Skip the pictures. Set down, word for word, the lines from the start of the material up to and including the line with "import seaborn as sns".

:: Source data ::

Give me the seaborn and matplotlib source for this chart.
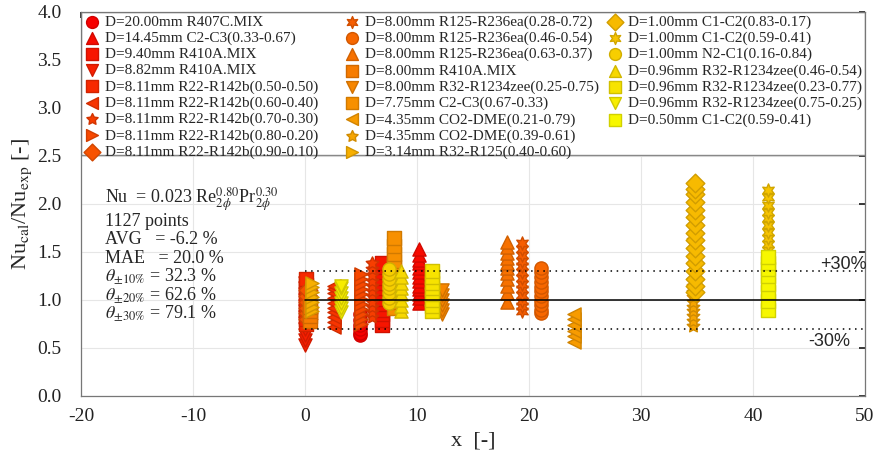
import numpy as np
import pandas as pd
import matplotlib
matplotlib.use("Agg")
import matplotlib.pyplot as plt
from matplotlib.patches import Rectangle
import seaborn as sns

# ---------------- data ----------------
labels = [
    "D=20.00mm R407C.MIX", "D=14.45mm C2-C3(0.33-0.67)", "D=9.40mm R410A.MIX",
    "D=8.82mm R410A.MIX", "D=8.11mm R22-R142b(0.50-0.50)", "D=8.11mm R22-R142b(0.60-0.40)",
    "D=8.11mm R22-R142b(0.70-0.30)", "D=8.11mm R22-R142b(0.80-0.20)", "D=8.11mm R22-R142b(0.90-0.10)",
    "D=8.00mm R125-R236ea(0.28-0.72)", "D=8.00mm R125-R236ea(0.46-0.54)", "D=8.00mm R125-R236ea(0.63-0.37)",
    "D=8.00mm R410A.MIX", "D=8.00mm R32-R1234zee(0.25-0.75)", "D=7.75mm C2-C3(0.67-0.33)",
    "D=4.35mm CO2-DME(0.21-0.79)", "D=4.35mm CO2-DME(0.39-0.61)", "D=3.14mm R32-R125(0.40-0.60)",
    "D=1.00mm C1-C2(0.83-0.17)", "D=1.00mm C1-C2(0.59-0.41)", "D=1.00mm N2-C1(0.16-0.84)",
    "D=0.96mm R32-R1234zee(0.46-0.54)", "D=0.96mm R32-R1234zee(0.23-0.77)",
    "D=0.96mm R32-R1234zee(0.75-0.25)", "D=0.50mm C1-C2(0.59-0.41)",
]

x_pos = [4.9, 10.2, 6.9, 0.0, 0.1, 2.6, 6.0, 5.0, 0.3, 19.4, 21.1, 18.0, 0.4, 12.2, 7.9,
         24.0, 34.6, 0.6, 34.8, 41.3, 7.5, 8.6, 11.3, 3.2, 41.3]

y_vals = [
    [0.63, 0.66, 0.70, 0.74, 0.79, 0.85],
    [0.97, 1.02, 1.06, 1.11, 1.15, 1.20, 1.24, 1.29, 1.33, 1.38, 1.42, 1.47, 1.53],
    [0.74, 0.79, 0.85, 0.90, 0.96, 1.01, 1.07, 1.12, 1.18, 1.23, 1.29, 1.34, 1.39],
    [0.53, 0.58, 0.64, 0.70, 0.76, 0.82, 0.88, 0.94, 1.00, 1.06, 1.12, 1.18],
    [0.75, 0.80, 0.86, 0.92, 0.98, 1.04, 1.10, 1.16, 1.22],
    [0.72, 0.77, 0.82, 0.87, 0.92, 0.97, 1.02, 1.07, 1.11, 1.15],
    [0.82, 0.87, 0.93, 0.98, 1.04, 1.09, 1.15, 1.20, 1.26, 1.32, 1.38],
    [0.75, 0.80, 0.85, 0.91, 0.96, 1.01, 1.06, 1.11, 1.17, 1.22, 1.27],
    [0.80, 0.86, 0.92, 0.98, 1.04, 1.10],
    [0.89, 0.94, 0.99, 1.05, 1.11, 1.17, 1.23, 1.29, 1.35, 1.41, 1.47, 1.53, 1.59],
    [0.86, 0.90, 0.95, 0.99, 1.04, 1.09, 1.14, 1.19, 1.24, 1.29, 1.33],
    [0.98, 1.07, 1.15, 1.22, 1.28, 1.33, 1.38, 1.44, 1.49, 1.55, 1.60],
    [0.78, 0.83, 0.88, 0.93],
    [0.85, 0.90, 0.95, 1.00, 1.05, 1.10],
    [0.92, 0.98, 1.04, 1.10, 1.16, 1.22, 1.28, 1.34, 1.41, 1.48, 1.56, 1.65],
    [0.56, 0.62, 0.68, 0.74, 0.80, 0.85],
    [0.73, 0.78, 0.83, 0.88, 0.93, 0.98, 1.03, 1.08, 1.15, 1.21, 1.62],
    [0.88, 0.93, 0.98, 1.03, 1.08, 1.13, 1.18],
    [1.08, 1.15, 1.22, 1.30, 1.38, 1.46, 1.54, 1.62, 1.70, 1.78, 1.86, 1.94, 2.02, 2.10, 2.16, 2.22],
    [1.45, 1.52, 1.58, 1.65, 1.71, 1.78, 1.85, 1.92, 1.99, 2.07, 2.15],
    [0.97, 1.02, 1.07, 1.12, 1.17, 1.22, 1.27, 1.32],
    [0.88, 0.94, 1.00, 1.06, 1.12, 1.18, 1.24, 1.30],
    [0.88, 0.94, 1.00, 1.06, 1.12, 1.18, 1.24, 1.30],
    [0.87, 0.92, 0.97, 1.02, 1.07, 1.12, 1.15],
    [0.90, 0.99, 1.08, 1.17, 1.25, 1.32, 1.39, 1.45],
]

stats_text = [
    r"Nu  = 0.023 Re$_{2\phi}^{0.80}$Pr$_{2\phi}^{0.30}$",
    "1127 points",
    "AVG   = -6.2 %",
    "MAE   = 20.0 %",
    r"$\theta_{\pm 10\%}$ = 32.3 %",
    r"$\theta_{\pm 20\%}$ = 62.6 %",
    r"$\theta_{\pm 30\%}$ = 79.1 %",
]

# ---------------- style ----------------
sns.set_theme(style="whitegrid")
plt.rcParams["font.family"] = ["Liberation Serif", "DejaVu Serif"]
plt.rcParams["mathtext.fontset"] = "stix"

hexagram = (6, 1, 0)
pentagram = (5, 1, 0)
marker_cycle = ["o", "^", "s", "v", "s", "<", pentagram, ">", "D", hexagram]

fig = plt.figure(figsize=(8.75, 4.59), dpi=100)
ax = fig.add_axes([0.0926, 0.1373, 0.896, 0.8367])

n = len(labels)
for i in range(n):
    g = i / (n - 1)
    face = (0.97, 0.97 * g, 0.0)
    edge = (0.82, 0.82 * g, 0.0)
    df = pd.DataFrame({"x": [x_pos[i]] * len(y_vals[i]), "y": y_vals[i]})
    sns.scatterplot(data=df, x="x", y="y", ax=ax, marker=marker_cycle[i % 10],
                    color=face, edgecolor=edge, linewidth=1.0, s=90,
                    label=labels[i], zorder=3)

ax.plot([0, 50], [1.0, 1.0], color="black", lw=1.1, zorder=4)
ax.plot([0, 50], [1.3, 1.3], color="black", lw=1.1, ls=(0, (1, 3)), zorder=4)
ax.plot([0, 50], [0.7, 0.7], color="black", lw=1.1, ls=(0, (1, 3)), zorder=4)

ax.text(46.0, 1.365, "+30%", fontsize=13, family=["Liberation Sans"], va="center", zorder=5)
ax.text(44.9, 0.57, "-30%", fontsize=13, family=["Liberation Sans"], va="center", zorder=5)

ys = [2.04, 1.82, 1.625, 1.43, 1.25, 1.05, 0.86]
for t, yy in zip(stats_text, ys):
    ax.text(-17.9, yy, t, fontsize=13, va="center", ha="left", zorder=5)

ax.set_xlim(-20, 50)
ax.set_ylim(0, 4)
ax.set_xticks(np.arange(-20, 51, 10))
ax.set_yticks(np.arange(0, 4.01, 0.5))
ax.set_xticklabels([f"{int(v)}" for v in np.arange(-20, 51, 10)])
ax.set_yticklabels([f"{v:.1f}" for v in np.arange(0, 4.01, 0.5)])
ax.tick_params(axis="both", labelsize=14, colors="#222222", direction="in",
               length=4, top=True, right=True)
ax.tick_params(axis="x", pad=9)
ax.tick_params(axis="y", pad=14)
ax.grid(True, color="#e6e6e6", lw=0.8)
ax.set_axisbelow(True)
for sp in ax.spines.values():
    sp.set_color("#777777")
    sp.set_linewidth(0.9)

ax.set_xlabel("x  [-]", fontsize=16, labelpad=4)
ax.set_ylabel(r"Nu$_{\rm cal}$/Nu$_{\rm exp}$ [-]", fontsize=16, labelpad=2)

# legend panel (three equal-width columns)
ax.add_patch(Rectangle((0, 0.627), 1, 0.373, transform=ax.transAxes, facecolor="white",
                       edgecolor="#888888", lw=1.0, zorder=2.5))
handles, labs = ax.get_legend_handles_labels()
col_slices = [(0, 9), (9, 18), (18, 25)]
col_x = [0.0, 0.332, 0.667]
legs = []
for (a, b), cx in zip(col_slices, col_x):
    lg = ax.legend(handles[a:b], labs[a:b], loc="upper left", bbox_to_anchor=(cx, 1.0),
                   frameon=False, fontsize=11, labelspacing=0.16, handletextpad=0.35,
                   borderaxespad=0.0, handlelength=1.0, borderpad=0.2, markerscale=0.9)
    lg.set_zorder(6)
    legs.append(lg)
for lg in legs[:-1]:
    ax.add_artist(lg)

fig.savefig("out.png", dpi=100)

:::

▸ Answer to this task:
Give me the seaborn and matplotlib source for this chart.
import numpy as np
import pandas as pd
import matplotlib
matplotlib.use("Agg")
import matplotlib.pyplot as plt
from matplotlib.patches import Rectangle
import seaborn as sns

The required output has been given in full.